- Cover of Hard Boys, 2007
- Born: 11 June 1926
- Died: October 15, 1994 (aged 68) San Juan Capistrano, California
- Known for: Erotic illustration

= Harry Bush (artist) =

American artist (1926–1994)

Harry Bush (11 June 1926–15 October 1994) was an American artist known for his homoerotic illustrations. Bush's highly detailed boy next door-style depictions of men made him one of the most notable artists of the era of beefcake magazines.

== Biography ==
Harry Wayne Bush served in the United States Navy and United States Air Force during the Second World War, and had his first homosexual experience while deployed in the European theatre.
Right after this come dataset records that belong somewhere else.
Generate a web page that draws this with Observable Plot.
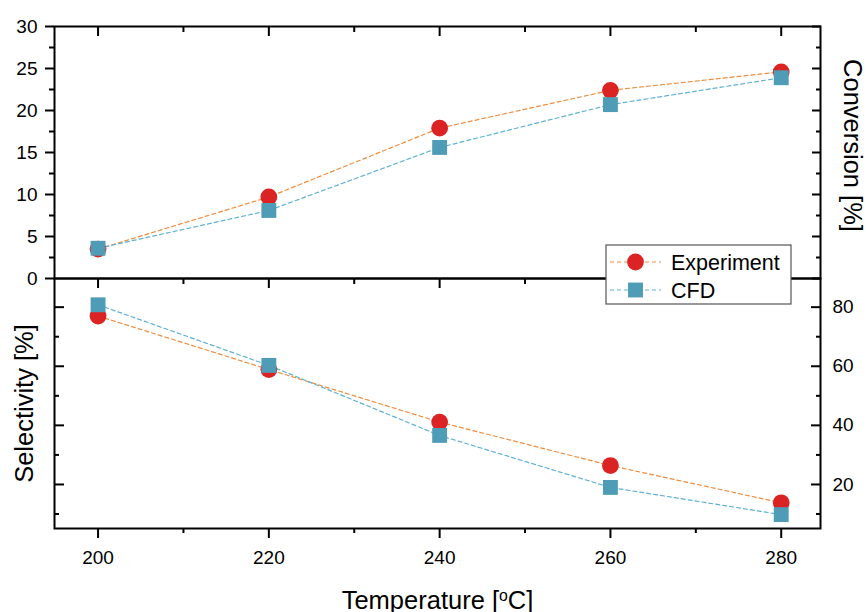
<!DOCTYPE html>
<html><head><meta charset="utf-8">
<script src="https://cdn.jsdelivr.net/npm/d3@7"></script>
<script src="https://cdn.jsdelivr.net/npm/@observablehq/plot@0.6"></script>
<style>
body{margin:0;background:#fff;}
#chart{position:relative;width:866px;height:612px;font-family:'Liberation Sans',Arial,sans-serif;}
#chart svg.layer{position:absolute;left:0;top:0;}
</style></head><body><div id="chart"></div>
<script>
// ---- data ----
const temperatures = [200, 220, 240, 260, 280];
const conversionExperiment = [3.5, 9.7, 17.9, 22.4, 24.6];
const conversionCfd = [3.6, 8.1, 15.6, 20.7, 23.9];
const selectivityExperiment = [77.0, 58.9, 41.1, 26.4, 13.8];
const selectivityCfd = [80.8, 60.3, 36.6, 19.0, 9.8];
const seriesNames = ["Experiment", "CFD"];
const xMajorTicks = [200, 220, 240, 260, 280];
const xMinorTicks = [210, 230, 250, 270];
const conversionMajorTicks = [0, 5, 10, 15, 20, 25, 30];
const conversionMinorTicks = [2.5, 7.5, 12.5, 17.5, 22.5, 27.5];
const selectivityMajorTicks = [20, 40, 60, 80];
const selectivityMinorTicks = [10, 30, 50, 70];
const xTitle = "Temperature [oC]";
const conversionTitle = "Conversion [%]";
const selectivityTitle = "Selectivity [%]";

// ---- styles ----
const FONT = "'Liberation Sans', Arial, sans-serif";
const RED = "#dc2324", BLUE = "#4f9cb7", ORANGE = "#ef8d3e", LIGHTBLUE = "#5eb1d2";
const W = 866, H = 612;
const X_DOMAIN = [194.9, 284.6];

const rows = (ys) => temperatures.map((t, i) => ({t, v: ys[i]}));
const lineOpts = (c) => ({x: "t", y: "v", stroke: c, strokeWidth: 1.2, strokeDasharray: "4,3"});
const dotOpts = (sym, c) => ({x: "t", y: "v", symbol: sym, r: 8.4, fill: c, stroke: "none"});

function seriesMarks(exp, cfd) {
  return [
    Plot.line(rows(exp), lineOpts(ORANGE)),
    Plot.line(rows(cfd), lineOpts(LIGHTBLUE)),
    Plot.dot(rows(exp), dotOpts("circle", RED)),
    Plot.dot(rows(cfd), dotOpts("square", BLUE))
  ];
}
const tk = {fill: "none", strokeWidth: 2, label: null};

const topPlot = Plot.plot({
  width: W, height: H,
  marginLeft: 54, marginRight: 46, marginTop: 26, marginBottom: H - 278,
  style: {background: "transparent", fontFamily: FONT, color: "black", overflow: "visible"},
  x: {domain: X_DOMAIN},
  y: {domain: [0, 30]},
  marks: [
    ...seriesMarks(conversionExperiment, conversionCfd),
    Plot.frame({stroke: "black", strokeWidth: 2}),
    Plot.axisY(conversionMajorTicks, {...tk, anchor: "left", tickSize: 9}),
    Plot.axisY(conversionMinorTicks, {...tk, anchor: "left", tickSize: 5}),
    Plot.axisY(conversionMajorTicks, {anchor: "left", tickSize: 0, tickPadding: 17, fontSize: 19, label: null}),
    Plot.axisY(conversionMajorTicks, {...tk, anchor: "right", tickSize: 9, dx: -9}),
    Plot.axisY(conversionMinorTicks, {...tk, anchor: "right", tickSize: 5, dx: -5}),
    Plot.axisX(xMajorTicks, {...tk, anchor: "top", tickSize: 9, dy: 9}),
    Plot.axisX(xMinorTicks, {...tk, anchor: "top", tickSize: 5, dy: 5}),
    Plot.text([conversionTitle], {frameAnchor: "right", rotate: 90, dx: 32, dy: -7, fontSize: 25.5, lineAnchor: "middle", textAnchor: "middle", fill: "black"})
  ]
});

const bottomPlot = Plot.plot({
  width: W, height: H,
  marginLeft: 54, marginRight: 46, marginTop: 278, marginBottom: H - 528,
  style: {background: "transparent", fontFamily: FONT, color: "black", overflow: "visible"},
  x: {domain: X_DOMAIN},
  y: {domain: [5.1, 89.7]},
  marks: [
    ...seriesMarks(selectivityExperiment, selectivityCfd),
    Plot.frame({stroke: "black", strokeWidth: 2}),
    Plot.axisY(selectivityMajorTicks, {...tk, anchor: "left", tickSize: 10, dx: 10}),
    Plot.axisY(selectivityMinorTicks, {...tk, anchor: "left", tickSize: 5, dx: 5}),
    Plot.axisY(selectivityMajorTicks, {...tk, anchor: "right", tickSize: 10, dx: -10}),
    Plot.axisY(selectivityMinorTicks, {...tk, anchor: "right", tickSize: 5, dx: -5}),
    Plot.axisY(selectivityMajorTicks, {anchor: "right", tickSize: 0, tickPadding: 12, fontSize: 19, label: null}),
    Plot.axisX(xMajorTicks, {...tk, anchor: "top", tickSize: 9, dy: 9}),
    Plot.axisX(xMinorTicks, {...tk, anchor: "top", tickSize: 5, dy: 5}),
    Plot.axisX(xMajorTicks, {...tk, anchor: "bottom", tickSize: 10}),
    Plot.axisX(xMinorTicks, {...tk, anchor: "bottom", tickSize: 5}),
    Plot.axisX(xMajorTicks, {anchor: "bottom", tickSize: 0, tickPadding: 22, fontSize: 19, label: null}),
    Plot.text([selectivityTitle], {frameAnchor: "left", rotate: -90, dx: -30, fontSize: 25.5, lineAnchor: "middle", textAnchor: "middle", fill: "black"}),
    Plot.text([xTitle], {frameAnchor: "bottom", dy: 80, fontSize: 25.5, lineAnchor: "bottom", textAnchor: "middle", fill: "black"})
  ]
});

const chart = document.getElementById("chart");
for (const p of [topPlot, bottomPlot]) { p.classList.add("layer"); chart.appendChild(p); }

// superscript "o" in the x title
bottomPlot.querySelectorAll("text").forEach(el => {
  if (el.textContent === xTitle) {
    el.textContent = "";
    const parts = xTitle.split("[o");
    el.appendChild(document.createTextNode(parts[0] + "["));
    const sup = document.createElementNS("http://www.w3.org/2000/svg", "tspan");
    sup.setAttribute("baseline-shift", "super");
    sup.setAttribute("font-size", "62%");
    sup.textContent = "o";
    el.appendChild(sup);
    el.appendChild(document.createTextNode(parts[1]));
  }
});

// legend
const NS = "http://www.w3.org/2000/svg";
const lg = d3.create("svg").attr("width", 187).attr("height", 61)
  .attr("xmlns", NS).style("position", "absolute").style("left", "605px").style("top", "244px")
  .style("font-family", FONT);
lg.append("rect").attr("x", 1).attr("y", 1).attr("width", 185).attr("height", 59)
  .attr("fill", "white").attr("stroke", "#555").attr("stroke-width", 1.2);
const items = [
  {name: seriesNames[0], line: ORANGE, fill: RED, sym: "circle"},
  {name: seriesNames[1], line: LIGHTBLUE, fill: BLUE, sym: "square"}
];
items.forEach((it, i) => {
  const cy = 18 + i * 28;
  lg.append("line").attr("x1", 5).attr("x2", 56).attr("y1", cy).attr("y2", cy)
    .attr("stroke", it.line).attr("stroke-width", 1.2).attr("stroke-dasharray", "4,3");
  if (it.sym === "circle") lg.append("circle").attr("cx", 30.5).attr("cy", cy).attr("r", 8.4).attr("fill", it.fill);
  else lg.append("rect").attr("x", 30.5 - 7.45).attr("y", cy - 7.45).attr("width", 14.9).attr("height", 14.9).attr("fill", it.fill);
  lg.append("text").attr("x", 66).attr("y", cy).attr("dy", "0.35em").attr("font-size", 21.5).attr("fill", "black").text(it.name);
});
chart.appendChild(lg.node());
</script></body></html>
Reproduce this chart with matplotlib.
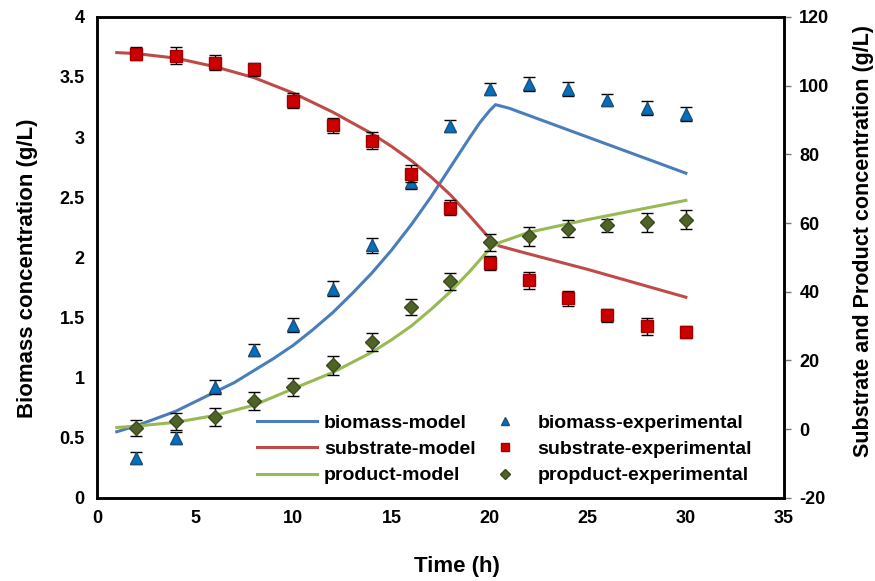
import matplotlib
matplotlib.use("Agg")
from matplotlib import pyplot as plt

# experimental sampling times (h)
t_exp = [2, 4, 6, 8, 10, 12, 14, 16, 18, 20, 22, 24, 26, 28, 30]
biomass_exp = [0.33, 0.50, 0.92, 1.23, 1.44, 1.74, 2.10, 2.63, 3.09,
               3.40, 3.44, 3.40, 3.31, 3.24, 3.19]
biomass_err = [0.05, 0.05, 0.06, 0.05, 0.06, 0.06, 0.06, 0.06, 0.05,
               0.05, 0.06, 0.06, 0.05, 0.06, 0.06]
substrate_exp = [109.3, 108.7, 106.7, 104.7, 95.6, 88.4, 84.0, 74.4, 64.5,
                 48.3, 43.3, 38.1, 33.1, 29.9, 28.2]
substrate_err = [1.8, 2.5, 2.2, 2.0, 2.2, 2.2, 2.4, 2.4, 2.3,
                 2.0, 2.5, 2.2, 1.8, 2.4, 1.8]
product_exp = [0.3, 2.3, 3.5, 8.1, 12.2, 18.6, 25.3, 35.5, 43.0,
               54.4, 56.1, 58.4, 59.3, 60.2, 61.0]
product_err = [2.4, 2.4, 2.6, 2.6, 2.6, 2.8, 2.6, 2.4, 2.6,
               2.4, 2.8, 2.4, 2.0, 2.8, 2.8]

# model curves
t_bm = [1, 2, 3, 4, 5, 6, 7, 8, 9, 10, 11, 12, 13, 14, 15, 16, 17, 18,
        19, 19.5, 20, 20.3, 21, 22, 23, 24, 25, 26, 27, 28, 29, 30]
biomass_model = [0.55, 0.60, 0.66, 0.72, 0.80, 0.88, 0.96, 1.06, 1.16, 1.27,
                 1.40, 1.54, 1.70, 1.87, 2.06, 2.27, 2.50, 2.75, 3.00, 3.12,
                 3.22, 3.27, 3.24, 3.18, 3.12, 3.06, 3.00, 2.94, 2.88, 2.82,
                 2.76, 2.70]
t_sp = [1, 2, 4, 6, 8, 10, 12, 14, 15, 16, 17, 18, 19, 20, 20.5, 22, 25, 30]
substrate_model = [109.6, 109.3, 108.0, 105.5, 102.3, 97.8, 92.3, 86.0, 82.3,
                   78.2, 73.5, 68.2, 62.0, 55.5, 53.3, 51.0, 46.5, 38.4]
product_model = [0.5, 0.9, 2.0, 4.0, 7.0, 11.8, 16.5, 22.4, 26.0,
                 30.0, 34.8, 40.0, 46.0, 52.5, 54.3, 57.3, 61.0, 66.6]

plt.rcParams['font.family'] = ['Liberation Sans', 'DejaVu Sans']
plt.rcParams['font.weight'] = 'bold'
plt.rcParams['axes.unicode_minus'] = False

fig = plt.figure(figsize=(8.75, 5.81), dpi=100)
ax = fig.add_axes([0.111, 0.143, 0.785, 0.828])
ax2 = ax.twinx()

l1, = ax.plot(t_bm, biomass_model, color='#4A7EBB', lw=2.2,
              label='biomass-model')
l2, = ax2.plot(t_sp, substrate_model, color='#BE4B48', lw=2.2,
               label='substrate-model')
l3, = ax2.plot(t_sp, product_model, color='#98B954', lw=2.2,
               label='product-model')

ax.errorbar(t_exp, biomass_exp, yerr=biomass_err, fmt='none', ecolor='black',
            elinewidth=1, capsize=4, capthick=1)
p1, = ax.plot(t_exp, biomass_exp, '^', color='#0070C0', mec='#1F4E79',
              ms=9, ls='none', label='biomass-experimental')
ax2.errorbar(t_exp, substrate_exp, yerr=substrate_err, fmt='none',
             ecolor='black', elinewidth=1, capsize=4, capthick=1)
p2, = ax2.plot(t_exp, substrate_exp, 's', color='#CC0000', mec='#A00000',
               ms=8, ls='none', label='substrate-experimental')
ax2.errorbar(t_exp, product_exp, yerr=product_err, fmt='none',
             ecolor='black', elinewidth=1, capsize=4, capthick=1)
p3, = ax2.plot(t_exp, product_exp, 'D', color='#4F6228', mec='#3B4A1E',
               ms=7, ls='none', label='propduct-experimental')

ax.set_xlim(0, 35)
ax.set_ylim(0, 4)
ax2.set_ylim(-20, 120)
ax.set_xticks(range(0, 36, 5))
ax.set_yticks([0, 0.5, 1, 1.5, 2, 2.5, 3, 3.5, 4])
ax.set_yticklabels(['0', '0.5', '1', '1.5', '2', '2.5', '3', '3.5', '4'])
ax2.set_yticks(range(-20, 121, 20))

ax.tick_params(labelsize=13, length=0, pad=9)
ax2.tick_params(labelsize=13, length=5, width=1, direction='out',
                color='#777777', pad=6)
for a in (ax, ax2):
    for s in a.spines.values():
        s.set_linewidth(1.8)

ax.set_xlabel('Time (h)', fontsize=16, fontweight='bold')
ax.xaxis.set_label_coords(0.524, -0.12)
ax.set_ylabel('Biomass concentration (g/L)', fontsize=16, fontweight='bold')
ax.yaxis.set_label_coords(-0.086, 0.478)
ax2.set_ylabel('Substrate and Product concentration (g/L)', fontsize=15.5,
               fontweight='bold')
ax2.yaxis.set_label_coords(1.10, 0.535)

leg1 = ax2.legend(handles=[l1, l2, l3], loc='upper left',
                  bbox_to_anchor=(257 / 875, 1 - 414 / 581),
                  bbox_transform=fig.transFigure, frameon=False,
                  prop={'weight': 'bold', 'size': 14}, handlelength=3.1,
                  handletextpad=0.35, labelspacing=0.45, borderpad=0,
                  borderaxespad=0)
ax2.add_artist(leg1)
ax2.legend(handles=[p1, p2, p3], loc='upper left',
           bbox_to_anchor=(495 / 875, 1 - 414 / 581),
           bbox_transform=fig.transFigure, frameon=False,
           prop={'weight': 'bold', 'size': 14}, handlelength=1.0,
           handletextpad=1.2, labelspacing=0.45, borderpad=0,
           borderaxespad=0, markerscale=0.7)

fig.savefig('out.png', dpi=100)
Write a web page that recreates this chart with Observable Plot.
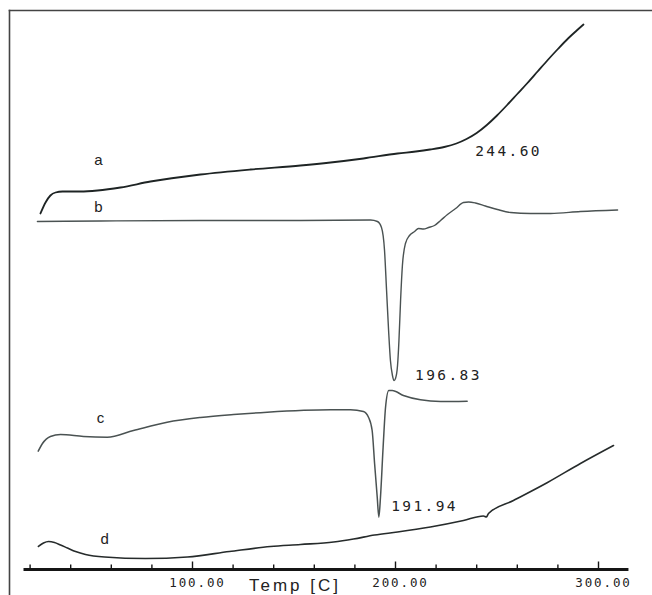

He took up illustration as a pastime during the war; he was a self-trained artist who had previously taken only one community college drawing class. Upon the conclusion of the war, Bush worked at the Pentagon until the early 1960s. He retired from military service at the age of 40, and relocated to Los Angeles, California.

In California, Bush's artwork was discovered by Bob Mizer, the founder of the Athletic Model Guild. In January 1966, Mizer published Bush's work for the first time in the beefcake magazine Physique Pictorial, making Bush the second artist after George Quaintance to be featured in the magazine. Works by Bush were additionally published in Mr. Sun, In Touch, Stroke, and Drummer. Bush, along with Lüger and MATT, was one of the last gay visual artists to originate in beefcake magazines; he continued to be published in the openly gay periodicals of the 1970s and 1980s that formed following the erosion of obscenity laws.

Bush was notoriously reclusive, and critical of what he perceived as the superficiality of the gay community. His isolation, combined with fears of copyright infringement, led him to destroy much of his original artwork. Bush remained closeted for the majority of his life due to a persistent fear that he would be outed and subsequently lose his veteran's pension; despite this, he never worked under a pseudonym, and signed all of his art with his own name.

In 1986, Bush was featured in Naked Eyes, an artist showcase organized by Olaf Odegaard that highlighted gay men's visual art for the International Gay and Lesbian Archives.

Bush died in San Juan Capistrano, California in 1994 due to complications from emphysema. An anthology of his surviving works was published posthumously in 2007.

==Style==
Bush typically drew nudes of boy next door-style males in homoerotic or explicitly sexual scenarios. His works have been noted for their high degree of detail and realism, contrasting the more cartoonish styles of his contemporaries such as Tom of Finland. Bush painted exclusively in oils and watercolors.